## [Supplied material]

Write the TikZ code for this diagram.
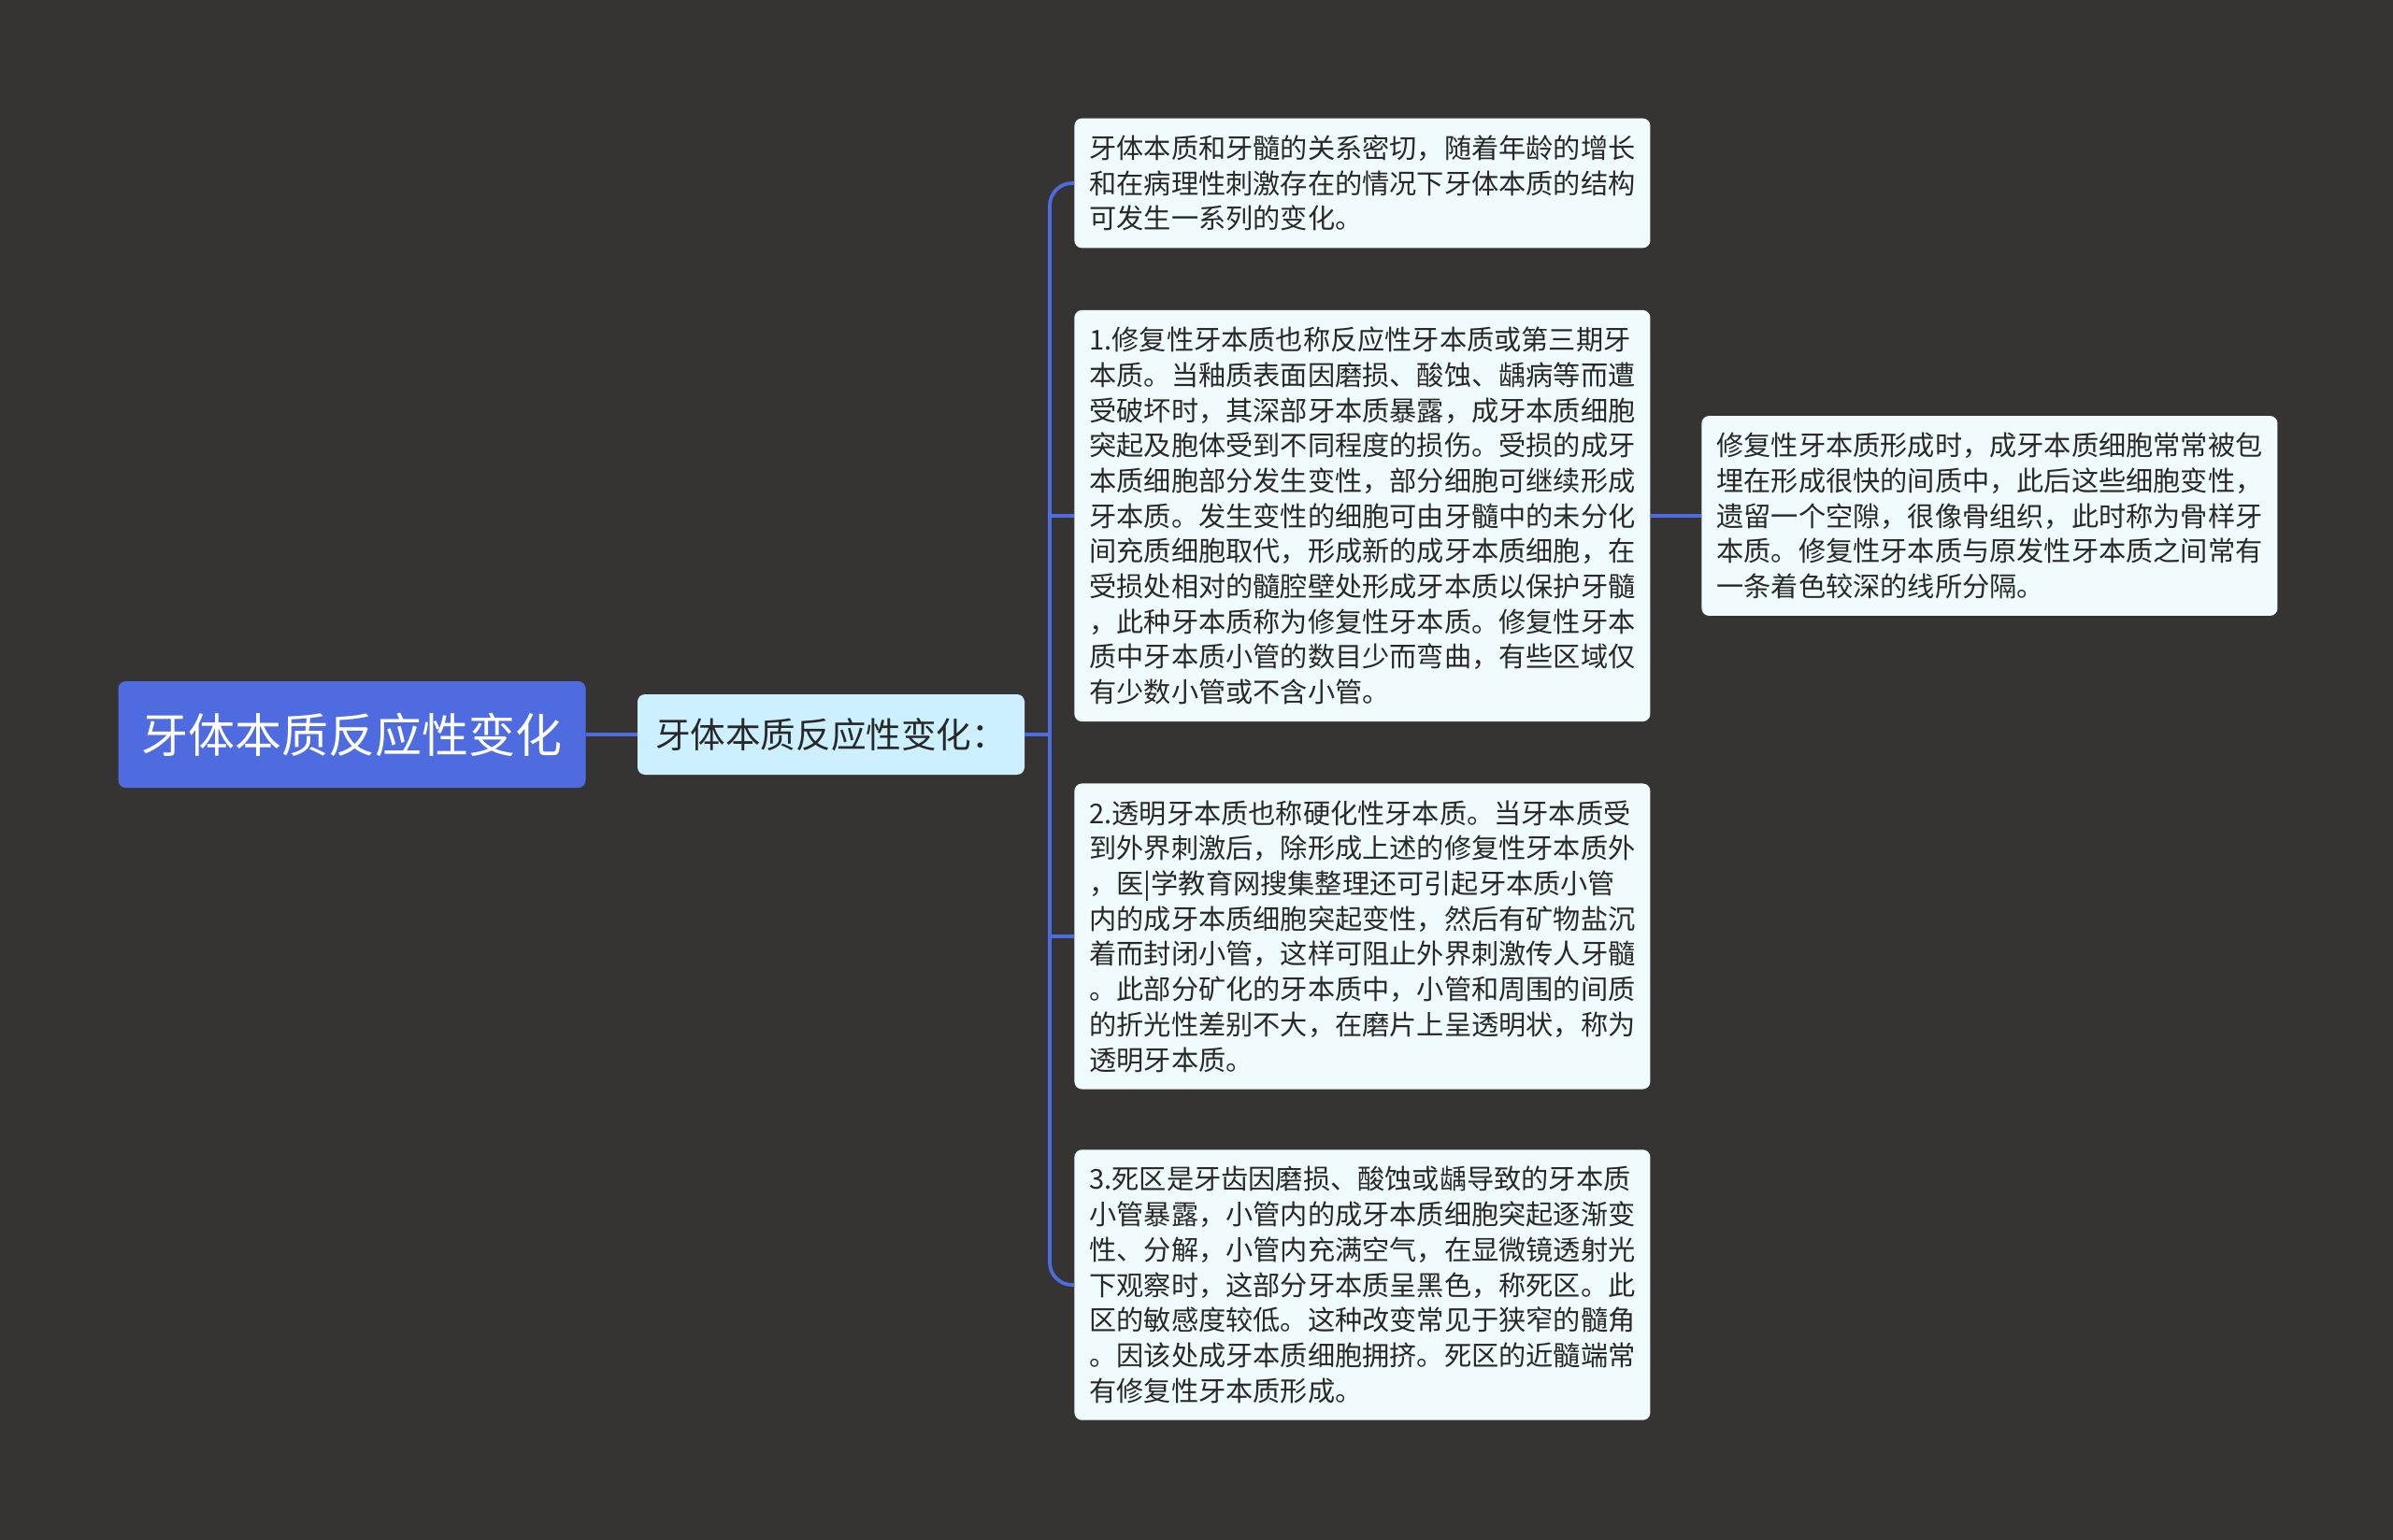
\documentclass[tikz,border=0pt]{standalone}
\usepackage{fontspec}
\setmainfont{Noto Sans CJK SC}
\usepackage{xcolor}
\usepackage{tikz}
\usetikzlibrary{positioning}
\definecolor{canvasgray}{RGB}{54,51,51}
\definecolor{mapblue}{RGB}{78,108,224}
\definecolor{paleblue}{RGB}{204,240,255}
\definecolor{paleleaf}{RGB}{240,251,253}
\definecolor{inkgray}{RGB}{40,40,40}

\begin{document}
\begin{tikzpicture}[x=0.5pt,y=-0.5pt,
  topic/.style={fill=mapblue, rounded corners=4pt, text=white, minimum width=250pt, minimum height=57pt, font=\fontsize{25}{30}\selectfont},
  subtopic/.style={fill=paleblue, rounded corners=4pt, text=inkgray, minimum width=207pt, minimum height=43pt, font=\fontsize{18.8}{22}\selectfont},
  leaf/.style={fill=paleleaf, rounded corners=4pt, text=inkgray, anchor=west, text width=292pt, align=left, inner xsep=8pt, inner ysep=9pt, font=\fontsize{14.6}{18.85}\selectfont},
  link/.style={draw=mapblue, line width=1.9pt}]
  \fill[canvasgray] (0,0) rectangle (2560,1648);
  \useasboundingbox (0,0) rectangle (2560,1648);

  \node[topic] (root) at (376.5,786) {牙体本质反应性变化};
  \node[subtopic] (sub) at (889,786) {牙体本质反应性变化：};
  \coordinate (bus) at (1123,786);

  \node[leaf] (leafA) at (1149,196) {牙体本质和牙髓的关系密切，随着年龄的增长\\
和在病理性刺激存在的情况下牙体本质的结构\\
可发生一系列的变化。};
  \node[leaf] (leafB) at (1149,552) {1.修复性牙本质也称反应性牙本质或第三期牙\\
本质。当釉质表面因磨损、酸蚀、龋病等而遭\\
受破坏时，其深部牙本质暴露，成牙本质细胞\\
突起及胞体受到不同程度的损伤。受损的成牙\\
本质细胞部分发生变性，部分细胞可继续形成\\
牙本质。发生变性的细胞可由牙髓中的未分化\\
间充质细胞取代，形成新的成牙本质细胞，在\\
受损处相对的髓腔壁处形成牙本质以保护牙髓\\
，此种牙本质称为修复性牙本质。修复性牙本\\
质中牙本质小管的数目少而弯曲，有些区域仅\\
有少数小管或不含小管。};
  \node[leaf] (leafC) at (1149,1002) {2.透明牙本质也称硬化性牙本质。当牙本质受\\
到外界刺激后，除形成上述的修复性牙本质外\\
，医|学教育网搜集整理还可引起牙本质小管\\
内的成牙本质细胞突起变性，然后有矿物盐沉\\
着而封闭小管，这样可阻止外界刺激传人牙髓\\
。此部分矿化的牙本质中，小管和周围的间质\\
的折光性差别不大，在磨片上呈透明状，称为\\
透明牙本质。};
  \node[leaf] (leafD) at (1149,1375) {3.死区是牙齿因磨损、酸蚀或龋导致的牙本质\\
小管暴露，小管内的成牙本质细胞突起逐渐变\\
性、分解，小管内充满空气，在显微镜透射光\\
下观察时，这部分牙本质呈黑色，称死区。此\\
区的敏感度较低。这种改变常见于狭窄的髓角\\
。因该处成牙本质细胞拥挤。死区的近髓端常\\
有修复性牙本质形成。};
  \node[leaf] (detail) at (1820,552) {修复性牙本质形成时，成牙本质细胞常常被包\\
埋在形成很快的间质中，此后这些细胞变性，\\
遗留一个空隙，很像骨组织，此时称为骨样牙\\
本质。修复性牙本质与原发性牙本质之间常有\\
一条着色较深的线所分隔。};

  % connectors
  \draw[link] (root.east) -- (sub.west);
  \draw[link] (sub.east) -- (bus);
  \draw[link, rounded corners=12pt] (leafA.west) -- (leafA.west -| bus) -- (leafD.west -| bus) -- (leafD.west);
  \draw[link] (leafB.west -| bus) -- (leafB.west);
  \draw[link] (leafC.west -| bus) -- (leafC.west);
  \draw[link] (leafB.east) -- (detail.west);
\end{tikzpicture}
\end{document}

...

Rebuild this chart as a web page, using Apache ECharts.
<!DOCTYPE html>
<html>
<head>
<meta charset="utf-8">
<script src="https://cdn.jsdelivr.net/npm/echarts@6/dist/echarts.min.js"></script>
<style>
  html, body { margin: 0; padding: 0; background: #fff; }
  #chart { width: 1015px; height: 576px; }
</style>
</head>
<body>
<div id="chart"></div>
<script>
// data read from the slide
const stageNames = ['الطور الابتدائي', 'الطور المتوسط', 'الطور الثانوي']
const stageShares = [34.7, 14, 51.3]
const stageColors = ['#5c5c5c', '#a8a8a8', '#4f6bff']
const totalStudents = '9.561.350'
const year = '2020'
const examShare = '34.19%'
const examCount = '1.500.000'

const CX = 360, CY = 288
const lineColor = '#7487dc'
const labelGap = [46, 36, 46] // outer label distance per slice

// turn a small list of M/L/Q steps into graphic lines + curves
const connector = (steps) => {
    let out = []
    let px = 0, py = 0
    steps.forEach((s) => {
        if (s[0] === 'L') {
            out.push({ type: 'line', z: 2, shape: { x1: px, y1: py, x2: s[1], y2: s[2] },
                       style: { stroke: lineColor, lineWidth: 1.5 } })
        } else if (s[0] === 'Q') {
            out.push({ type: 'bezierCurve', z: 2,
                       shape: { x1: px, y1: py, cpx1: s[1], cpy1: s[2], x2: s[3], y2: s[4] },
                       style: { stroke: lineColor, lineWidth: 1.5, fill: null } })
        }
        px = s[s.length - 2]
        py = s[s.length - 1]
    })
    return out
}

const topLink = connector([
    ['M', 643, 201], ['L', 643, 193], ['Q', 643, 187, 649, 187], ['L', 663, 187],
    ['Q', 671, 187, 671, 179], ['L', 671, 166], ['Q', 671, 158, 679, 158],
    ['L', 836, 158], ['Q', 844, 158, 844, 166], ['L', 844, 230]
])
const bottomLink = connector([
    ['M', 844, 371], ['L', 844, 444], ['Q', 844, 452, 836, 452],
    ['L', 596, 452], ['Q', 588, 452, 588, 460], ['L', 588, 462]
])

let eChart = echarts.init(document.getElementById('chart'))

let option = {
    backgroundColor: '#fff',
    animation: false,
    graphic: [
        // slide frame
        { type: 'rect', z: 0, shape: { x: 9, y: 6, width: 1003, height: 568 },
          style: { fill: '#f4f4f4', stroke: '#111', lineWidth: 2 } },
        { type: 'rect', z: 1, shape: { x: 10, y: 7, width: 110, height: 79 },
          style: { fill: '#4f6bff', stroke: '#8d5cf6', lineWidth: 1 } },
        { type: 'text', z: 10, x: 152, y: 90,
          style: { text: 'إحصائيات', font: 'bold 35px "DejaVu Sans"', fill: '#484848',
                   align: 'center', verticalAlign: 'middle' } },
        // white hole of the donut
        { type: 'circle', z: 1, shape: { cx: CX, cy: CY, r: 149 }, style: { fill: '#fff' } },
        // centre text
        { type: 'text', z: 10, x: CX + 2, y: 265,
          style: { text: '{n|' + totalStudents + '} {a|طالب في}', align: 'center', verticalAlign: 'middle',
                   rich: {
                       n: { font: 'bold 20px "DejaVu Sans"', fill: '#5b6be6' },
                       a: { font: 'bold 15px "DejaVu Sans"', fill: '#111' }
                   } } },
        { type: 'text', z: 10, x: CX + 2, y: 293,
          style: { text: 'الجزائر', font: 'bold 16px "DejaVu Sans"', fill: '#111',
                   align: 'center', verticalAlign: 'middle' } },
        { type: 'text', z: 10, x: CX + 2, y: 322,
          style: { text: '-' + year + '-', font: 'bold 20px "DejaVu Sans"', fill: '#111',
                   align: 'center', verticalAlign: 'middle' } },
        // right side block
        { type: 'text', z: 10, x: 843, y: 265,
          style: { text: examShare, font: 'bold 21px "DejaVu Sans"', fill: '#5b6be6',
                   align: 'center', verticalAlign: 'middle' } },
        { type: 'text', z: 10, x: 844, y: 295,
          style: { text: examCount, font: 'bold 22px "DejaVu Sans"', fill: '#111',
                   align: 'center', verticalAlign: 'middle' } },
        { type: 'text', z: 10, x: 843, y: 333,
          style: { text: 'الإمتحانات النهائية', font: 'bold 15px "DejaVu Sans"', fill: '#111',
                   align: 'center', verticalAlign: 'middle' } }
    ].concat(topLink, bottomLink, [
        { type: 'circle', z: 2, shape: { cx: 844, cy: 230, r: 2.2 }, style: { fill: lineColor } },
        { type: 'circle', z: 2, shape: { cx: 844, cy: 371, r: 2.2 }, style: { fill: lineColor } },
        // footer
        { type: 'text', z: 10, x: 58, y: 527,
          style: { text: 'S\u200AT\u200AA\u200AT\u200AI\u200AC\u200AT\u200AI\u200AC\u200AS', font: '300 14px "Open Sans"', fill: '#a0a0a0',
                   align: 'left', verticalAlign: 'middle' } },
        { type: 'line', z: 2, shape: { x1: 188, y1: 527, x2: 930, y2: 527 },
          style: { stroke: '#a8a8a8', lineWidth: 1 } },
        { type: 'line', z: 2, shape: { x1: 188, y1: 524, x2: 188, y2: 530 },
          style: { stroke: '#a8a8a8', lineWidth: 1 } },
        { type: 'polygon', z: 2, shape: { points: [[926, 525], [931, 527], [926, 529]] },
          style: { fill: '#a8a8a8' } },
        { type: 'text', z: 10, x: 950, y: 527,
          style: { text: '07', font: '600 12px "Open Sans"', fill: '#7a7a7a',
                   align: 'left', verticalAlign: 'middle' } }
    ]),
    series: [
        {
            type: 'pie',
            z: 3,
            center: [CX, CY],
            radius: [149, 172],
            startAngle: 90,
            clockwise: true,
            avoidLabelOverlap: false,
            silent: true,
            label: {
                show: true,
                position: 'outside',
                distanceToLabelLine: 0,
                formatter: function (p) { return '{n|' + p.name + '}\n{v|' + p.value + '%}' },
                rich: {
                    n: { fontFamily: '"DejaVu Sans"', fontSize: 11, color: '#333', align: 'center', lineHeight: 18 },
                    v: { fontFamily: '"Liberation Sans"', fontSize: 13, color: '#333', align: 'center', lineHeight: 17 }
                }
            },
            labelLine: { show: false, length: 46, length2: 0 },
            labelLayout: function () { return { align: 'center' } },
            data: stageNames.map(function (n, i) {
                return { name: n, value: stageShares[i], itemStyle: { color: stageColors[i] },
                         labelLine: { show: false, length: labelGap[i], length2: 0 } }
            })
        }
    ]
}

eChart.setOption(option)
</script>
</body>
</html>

## [Set exercise]
Reproduce, without alteration, solely the lines beginning at the line that includes "Rebuild this chart" and ending at the line that includes "const labelGap = [46, 36, 46]", both lines included.

## [Output for this exercise]
Rebuild this chart as a web page, using Apache ECharts.
<!DOCTYPE html>
<html>
<head>
<meta charset="utf-8">
<script src="https://cdn.jsdelivr.net/npm/echarts@6/dist/echarts.min.js"></script>
<style>
  html, body { margin: 0; padding: 0; background: #fff; }
  #chart { width: 1015px; height: 576px; }
</style>
</head>
<body>
<div id="chart"></div>
<script>
// data read from the slide
const stageNames = ['الطور الابتدائي', 'الطور المتوسط', 'الطور الثانوي']
const stageShares = [34.7, 14, 51.3]
const stageColors = ['#5c5c5c', '#a8a8a8', '#4f6bff']
const totalStudents = '9.561.350'
const year = '2020'
const examShare = '34.19%'
const examCount = '1.500.000'

const CX = 360, CY = 288
const lineColor = '#7487dc'
const labelGap = [46, 36, 46] // outer label distance per slice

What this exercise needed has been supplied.